Start of The records

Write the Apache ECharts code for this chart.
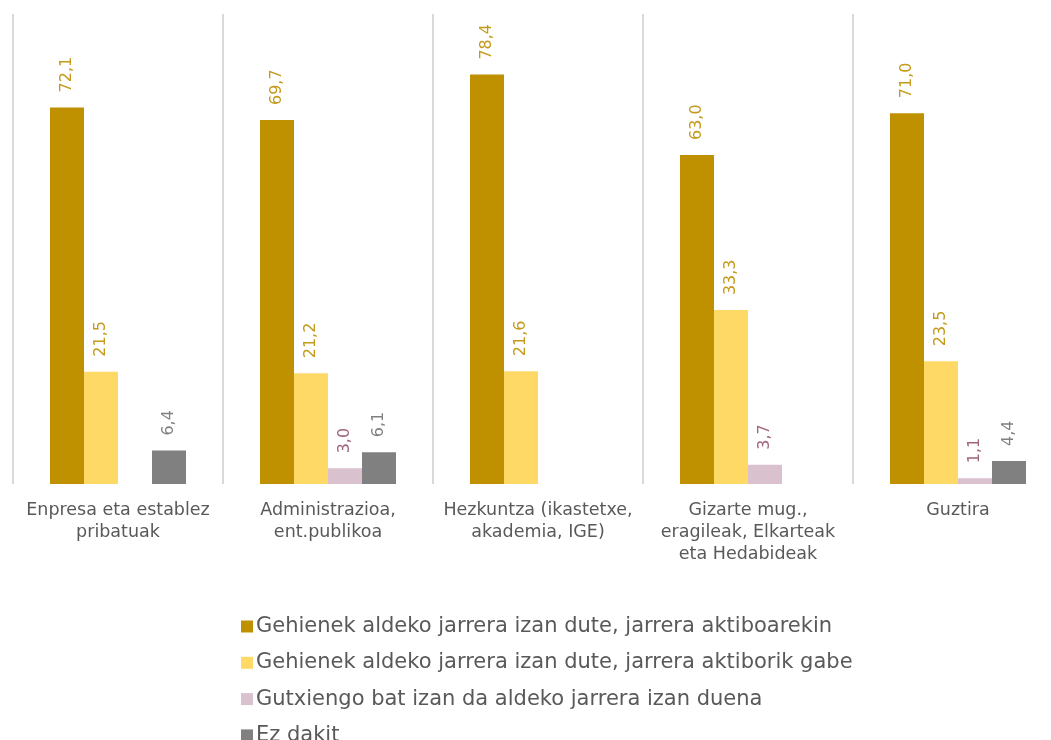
<!DOCTYPE html>
<html><head><meta charset="utf-8">
<script src="https://cdn.jsdelivr.net/npm/echarts@6/dist/echarts.min.js"></script>
<style>html,body{margin:0;padding:0;background:#fff;overflow:hidden}#c{width:1063px;height:740px}</style>
</head><body><div id="c"></div>
<script>
const categories = ['Enpresa eta establez\npribatuak', 'Administrazioa,\nent.publikoa', 'Hezkuntza (ikastetxe,\nakademia, IGE)', 'Gizarte mug.,\neragileak, Elkarteak\neta Hedabideak', 'Guztira'];
const seriesNames = ['Gehienek aldeko jarrera izan dute, jarrera aktiboarekin', 'Gehienek aldeko jarrera izan dute, jarrera aktiborik gabe', 'Gutxiengo bat izan da aldeko jarrera izan duena', 'Ez dakit'];
const s1 = [72.1, 69.7, 78.4, 63.0, 71.0];
const s2 = [21.5, 21.2, 21.6, 33.3, 23.5];
const s3 = [null, 3.0, null, 3.7, 1.1];
const s4 = [6.4, 6.1, null, null, 4.4];
const barColors = ['#BF9000', '#FFD966', '#D9C2CE', '#808080'];
const labelColors = ['#C49A1A', '#C49A1A', '#A0647F', '#808080'];
const FONT = '"DejaVu Sans", sans-serif';
const data = [s1, s2, s3, s4];
const chart = echarts.init(document.getElementById('c'), null, {renderer: 'canvas'});
chart.setOption({
  animation: false,
  textStyle: {fontFamily: FONT},
  grid: {left: 13, top: 14, right: 0, bottom: 256, containLabel: false},
  xAxis: {
    type: 'category', data: categories,
    axisLine: {show: false}, axisTick: {show: false},
    splitLine: {show: true, lineStyle: {color: '#D9D9D9', width: 2}},
    axisLabel: {color: '#595959', fontSize: 17.5, lineHeight: 22, margin: 15, fontFamily: FONT, interval: 0}
  },
  yAxis: {type: 'value', min: 0, max: 90, show: false, splitLine: {show: false}},
  legend: {
    orient: 'vertical', left: 241, top: 616, height: 140, padding: 0, itemWidth: 12, itemHeight: 12, itemGap: 15.3,
    icon: 'rect',
    textStyle: {color: '#595959', fontSize: 21, lineHeight: 20, fontFamily: FONT, padding: [0,0,0,-2]},
    data: seriesNames
  },
  series: data.map((d, i) => ({
    name: seriesNames[i], type: 'bar', data: d, barWidth: 34, barGap: '0%',
    itemStyle: {color: barColors[i]},
    label: {
      show: true, position: 'top', rotate: 90, align: 'left', verticalAlign: 'middle', distance: 15,
      color: labelColors[i], fontSize: 16, fontFamily: FONT,
      formatter: p => p.value == null ? '' : p.value.toFixed(1).replace('.', ',')
    }
  }))
});
</script></body></html>
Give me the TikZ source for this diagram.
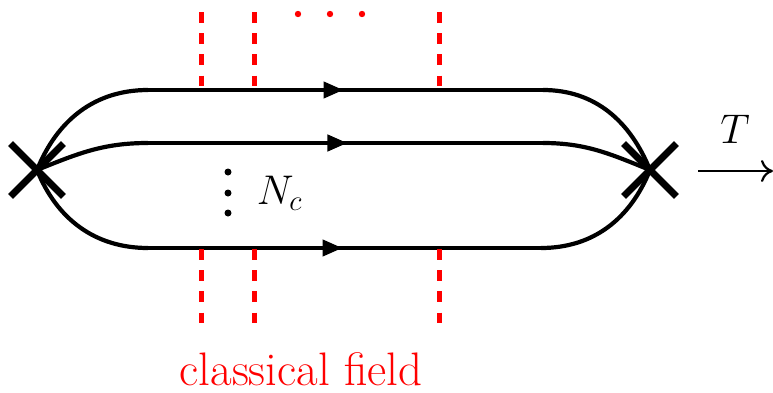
\documentclass[tikz,border=0pt]{standalone}
\usetikzlibrary{arrows.meta, positioning, shapes.misc, decorations.markings}

\begin{document}
\begin{tikzpicture}[
    x=0.5pt, y=-0.5pt,
    quark/.style={line width=2.1pt, black},
    vertex/.style={cross out, draw=black, line width=3.4pt,
                   minimum size=23pt, inner sep=0pt},
    midarrow/.style={postaction={decorate}, decoration={markings,
                 mark=at position #1 with {\arrow{Triangle[length=10pt, width=8pt]}}}},
    field/.style={red, line width=2.5pt, dash pattern=on 5.3pt off 5.3pt},
    fielddot/.style={circle, fill=red, inner sep=0pt, minimum size=3.2pt},
    ncdot/.style={circle, fill=black, inner sep=0pt, minimum size=3.5pt},
  ]
    \useasboundingbox (0,0) rectangle (773,392);

    % vertices
    \node[vertex] (L) at (37,170) {};
    \node[vertex] (R) at (650,170) {};

    % straight parts of the lines
    \coordinate (t1) at (148,90);   \coordinate (t2) at (543,90);
    \coordinate (m1) at (148,143);  \coordinate (m2) at (543,143);
    \coordinate (b1) at (148,248);  \coordinate (b2) at (541,248);

    % quark lines
    \draw[quark] (L.center) to[out=68,in=180] (t1);
    \draw[quark, midarrow=0.495] (t1) -- (t2);
    \draw[quark] (t2) to[out=0,in=112] (R.center);

    \draw[quark] (L.center) to[out=22,in=180] (m1);
    \draw[quark, midarrow=0.505] (m1) -- (m2);
    \draw[quark] (m2) to[out=0,in=158] (R.center);

    \draw[quark] (L.center) to[out=-68,in=180] (b1);
    \draw[quark, midarrow=0.495] (b1) -- (b2);
    \draw[quark] (b2) to[out=0,in=-112] (R.center);

    % classical field insertions
    \foreach \x/\n in {201/a, 254/b, 439/c} {
      \coordinate (up\n) at (\x,12);
      \coordinate (dn\n) at (\x,249);
      \draw[field] (up\n) -- (\x,87);
      \draw[field] (dn\n) -- (\x,324);
    }
    \foreach \x/\n in {298/1, 330/2, 362/3}
      \node[fielddot] (fd\n) at (\x,14) {};

    % colour multiplicity
    \foreach \y/\n in {172/1, 193/2, 213/3}
      \node[ncdot] (nd\n) at (228,\y) {};
    \node[font=\fontsize{21}{25}\selectfont, right=9pt of nd2] (Nc) {$N_c$};

    % time direction
    \coordinate (ta) at (698,171);
    \coordinate (tb) at (773,171);
    \draw[line width=1.1pt, -{To[length=6pt, width=11pt]}] (ta) -- (tb);
    \node[font=\fontsize{21}{25}\selectfont, anchor=base] (T) at (735,143) {$T$};

    \node[red, font=\fontsize{23.5}{28}\selectfont, anchor=base] (cf) at (301,385) {classical field};
  \end{tikzpicture}
\end{document}
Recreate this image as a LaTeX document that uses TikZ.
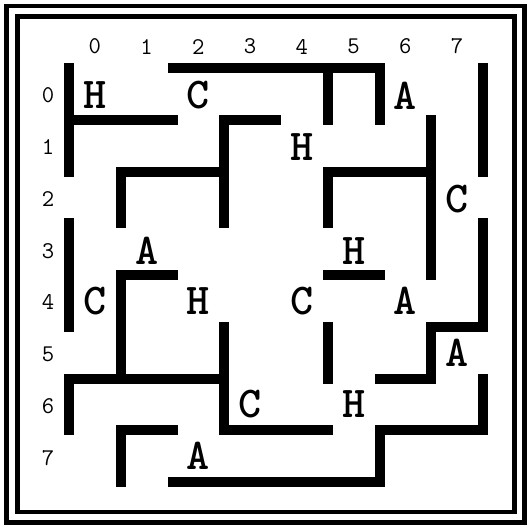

End of The records

### Stated problem
Only the lines from the one bearing "Give me the TikZ source for this diagram." to the one bearing "right=9pt of nd2]", both included, should be restated word for word, with pictures left out.

### Answer in full
Give me the TikZ source for this diagram.
\documentclass[tikz,border=0pt]{standalone}
\usetikzlibrary{arrows.meta, positioning, shapes.misc, decorations.markings}

\begin{document}
\begin{tikzpicture}[
    x=0.5pt, y=-0.5pt,
    quark/.style={line width=2.1pt, black},
    vertex/.style={cross out, draw=black, line width=3.4pt,
                   minimum size=23pt, inner sep=0pt},
    midarrow/.style={postaction={decorate}, decoration={markings,
                 mark=at position #1 with {\arrow{Triangle[length=10pt, width=8pt]}}}},
    field/.style={red, line width=2.5pt, dash pattern=on 5.3pt off 5.3pt},
    fielddot/.style={circle, fill=red, inner sep=0pt, minimum size=3.2pt},
    ncdot/.style={circle, fill=black, inner sep=0pt, minimum size=3.5pt},
  ]
    \useasboundingbox (0,0) rectangle (773,392);

    % vertices
    \node[vertex] (L) at (37,170) {};
    \node[vertex] (R) at (650,170) {};

    % straight parts of the lines
    \coordinate (t1) at (148,90);   \coordinate (t2) at (543,90);
    \coordinate (m1) at (148,143);  \coordinate (m2) at (543,143);
    \coordinate (b1) at (148,248);  \coordinate (b2) at (541,248);

    % quark lines
    \draw[quark] (L.center) to[out=68,in=180] (t1);
    \draw[quark, midarrow=0.495] (t1) -- (t2);
    \draw[quark] (t2) to[out=0,in=112] (R.center);

    \draw[quark] (L.center) to[out=22,in=180] (m1);
    \draw[quark, midarrow=0.505] (m1) -- (m2);
    \draw[quark] (m2) to[out=0,in=158] (R.center);

    \draw[quark] (L.center) to[out=-68,in=180] (b1);
    \draw[quark, midarrow=0.495] (b1) -- (b2);
    \draw[quark] (b2) to[out=0,in=-112] (R.center);

    % classical field insertions
    \foreach \x/\n in {201/a, 254/b, 439/c} {
      \coordinate (up\n) at (\x,12);
      \coordinate (dn\n) at (\x,249);
      \draw[field] (up\n) -- (\x,87);
      \draw[field] (dn\n) -- (\x,324);
    }
    \foreach \x/\n in {298/1, 330/2, 362/3}
      \node[fielddot] (fd\n) at (\x,14) {};

    % colour multiplicity
    \foreach \y/\n in {172/1, 193/2, 213/3}
      \node[ncdot] (nd\n) at (228,\y) {};
    \node[font=\fontsize{21}{25}\selectfont, right=9pt of nd2] (Nc) {$N_c$};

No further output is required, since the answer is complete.